Stored data.
■ ■ ■ ■

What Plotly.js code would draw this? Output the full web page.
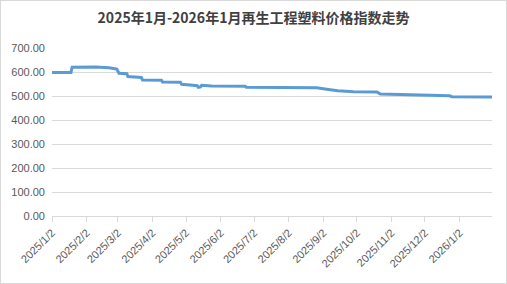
<!DOCTYPE html>
<html>
<head>
<meta charset="utf-8">
<script src="https://cdn.plot.ly/plotly-3.0.1.min.js"></script>
<style>
html,body{margin:0;padding:0;background:#fff;}
#chart{width:507px;height:284px;box-sizing:border-box;border:1px solid #D9D9D9;}
</style>
</head>
<body>
<div id="chart"></div>
<script>
const dates = ['2025-01-02','2025-01-19','2025-01-20','2025-02-10','2025-02-22','2025-02-28','2025-03-01','2025-03-03','2025-03-10','2025-03-11','2025-03-23','2025-03-24','2025-04-10','2025-04-11','2025-04-27','2025-04-28','2025-05-07','2025-05-08','2025-05-12','2025-05-13','2025-05-15','2025-05-16','2025-05-25','2025-06-24','2025-06-25','2025-08-27','2025-09-05','2025-09-15','2025-09-29','2025-10-20','2025-10-23','2025-11-10','2025-11-12','2025-12-24','2025-12-26','2026-01-31'];
const values = [598,598,620,621,618,613,612,595,593,581,577,567,566,558,557,549,548,545,543,536,538,545,542,541,536,534,528,522,518,517,508,506,503,501,497,496];
const tickDates = ['2025-01-02','2025-02-02','2025-03-02','2025-04-02','2025-05-02','2025-06-02','2025-07-02','2025-08-02','2025-09-02','2025-10-02','2025-11-02','2025-12-02','2026-01-02'];
const tickLabels = ['2025/1/2','2025/2/2','2025/3/2','2025/4/2','2025/5/2','2025/6/2','2025/7/2','2025/8/2','2025/9/2','2025/10/2','2025/11/2','2025/12/2','2026/1/2'];
const yTicks = [0,100,200,300,400,500,600,700];
const yLabels = ['0.00','100.00','200.00','300.00','400.00','500.00','600.00','700.00'];

const trace = {
  x: dates, y: values, type: 'scatter', mode: 'lines',
  line: {color: '#5B9BD5', width: 3},
  hoverinfo: 'skip'
};
const layout = {
  width: 505, height: 282,
  margin: {l: 51, r: 14, t: 47, b: 67},
  paper_bgcolor: '#fff', plot_bgcolor: '#fff',
  showlegend: false,
  title: {text: '<b>2025年1月-2026年1月再生工程塑料价格指数走势</b>',
    font: {family: '"Noto Sans CJK SC", "Liberation Sans", sans-serif', size: 14, color: '#404040'},
    x: 0.5, xanchor: 'center', y: 0.94, yanchor: 'middle'},
  xaxis: {
    type: 'date', range: ['2025-01-02', '2026-01-31'],
    tickmode: 'array', tickvals: tickDates, ticktext: tickLabels,
    tickangle: -45, ticks: 'outside', ticklen: 5, tickcolor: '#D9D9D9',
    showline: true, linecolor: '#D9D9D9', linewidth: 1,
    showgrid: false, zeroline: false,
    tickfont: {family: '"Liberation Sans", sans-serif', size: 11, color: '#595959'}
  },
  yaxis: {
    range: [0, 700], tickmode: 'array', tickvals: yTicks, ticktext: yLabels,
    showgrid: true, gridcolor: '#D9D9D9', gridwidth: 1,
    zeroline: false, showline: false, ticks: '',
    ticklabelstandoff: 6,
    tickfont: {family: '"Liberation Sans", sans-serif', size: 11, color: '#595959'}
  }
};
Plotly.newPlot('chart', [trace], layout, {displayModeBar: false, staticPlot: true});
</script>
</body>
</html>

■ ■ ■ ■

Instruction.
Leave out the pictures and print every line of the data exactly.

Response below.
What Plotly.js code would draw this? Output the full web page.
<!DOCTYPE html>
<html>
<head>
<meta charset="utf-8">
<script src="https://cdn.plot.ly/plotly-3.0.1.min.js"></script>
<style>
html,body{margin:0;padding:0;background:#fff;}
#chart{width:507px;height:284px;box-sizing:border-box;border:1px solid #D9D9D9;}
</style>
</head>
<body>
<div id="chart"></div>
<script>
const dates = ['2025-01-02','2025-01-19','2025-01-20','2025-02-10','2025-02-22','2025-02-28','2025-03-01','2025-03-03','2025-03-10','2025-03-11','2025-03-23','2025-03-24','2025-04-10','2025-04-11','2025-04-27','2025-04-28','2025-05-07','2025-05-08','2025-05-12','2025-05-13','2025-05-15','2025-05-16','2025-05-25','2025-06-24','2025-06-25','2025-08-27','2025-09-05','2025-09-15','2025-09-29','2025-10-20','2025-10-23','2025-11-10','2025-11-12','2025-12-24','2025-12-26','2026-01-31'];
const values = [598,598,620,621,618,613,612,595,593,581,577,567,566,558,557,549,548,545,543,536,538,545,542,541,536,534,528,522,518,517,508,506,503,501,497,496];
const tickDates = ['2025-01-02','2025-02-02','2025-03-02','2025-04-02','2025-05-02','2025-06-02','2025-07-02','2025-08-02','2025-09-02','2025-10-02','2025-11-02','2025-12-02','2026-01-02'];
const tickLabels = ['2025/1/2','2025/2/2','2025/3/2','2025/4/2','2025/5/2','2025/6/2','2025/7/2','2025/8/2','2025/9/2','2025/10/2','2025/11/2','2025/12/2','2026/1/2'];
const yTicks = [0,100,200,300,400,500,600,700];
const yLabels = ['0.00','100.00','200.00','300.00','400.00','500.00','600.00','700.00'];

const trace = {
  x: dates, y: values, type: 'scatter', mode: 'lines',
  line: {color: '#5B9BD5', width: 3},
  hoverinfo: 'skip'
};
const layout = {
  width: 505, height: 282,
  margin: {l: 51, r: 14, t: 47, b: 67},
  paper_bgcolor: '#fff', plot_bgcolor: '#fff',
  showlegend: false,
  title: {text: '<b>2025年1月-2026年1月再生工程塑料价格指数走势</b>',
    font: {family: '"Noto Sans CJK SC", "Liberation Sans", sans-serif', size: 14, color: '#404040'},
    x: 0.5, xanchor: 'center', y: 0.94, yanchor: 'middle'},
  xaxis: {
    type: 'date', range: ['2025-01-02', '2026-01-31'],
    tickmode: 'array', tickvals: tickDates, ticktext: tickLabels,
    tickangle: -45, ticks: 'outside', ticklen: 5, tickcolor: '#D9D9D9',
    showline: true, linecolor: '#D9D9D9', linewidth: 1,
    showgrid: false, zeroline: false,
    tickfont: {family: '"Liberation Sans", sans-serif', size: 11, color: '#595959'}
  },
  yaxis: {
    range: [0, 700], tickmode: 'array', tickvals: yTicks, ticktext: yLabels,
    showgrid: true, gridcolor: '#D9D9D9', gridwidth: 1,
    zeroline: false, showline: false, ticks: '',
    ticklabelstandoff: 6,
    tickfont: {family: '"Liberation Sans", sans-serif', size: 11, color: '#595959'}
  }
};
Plotly.newPlot('chart', [trace], layout, {displayModeBar: false, staticPlot: true});
</script>
</body>
</html>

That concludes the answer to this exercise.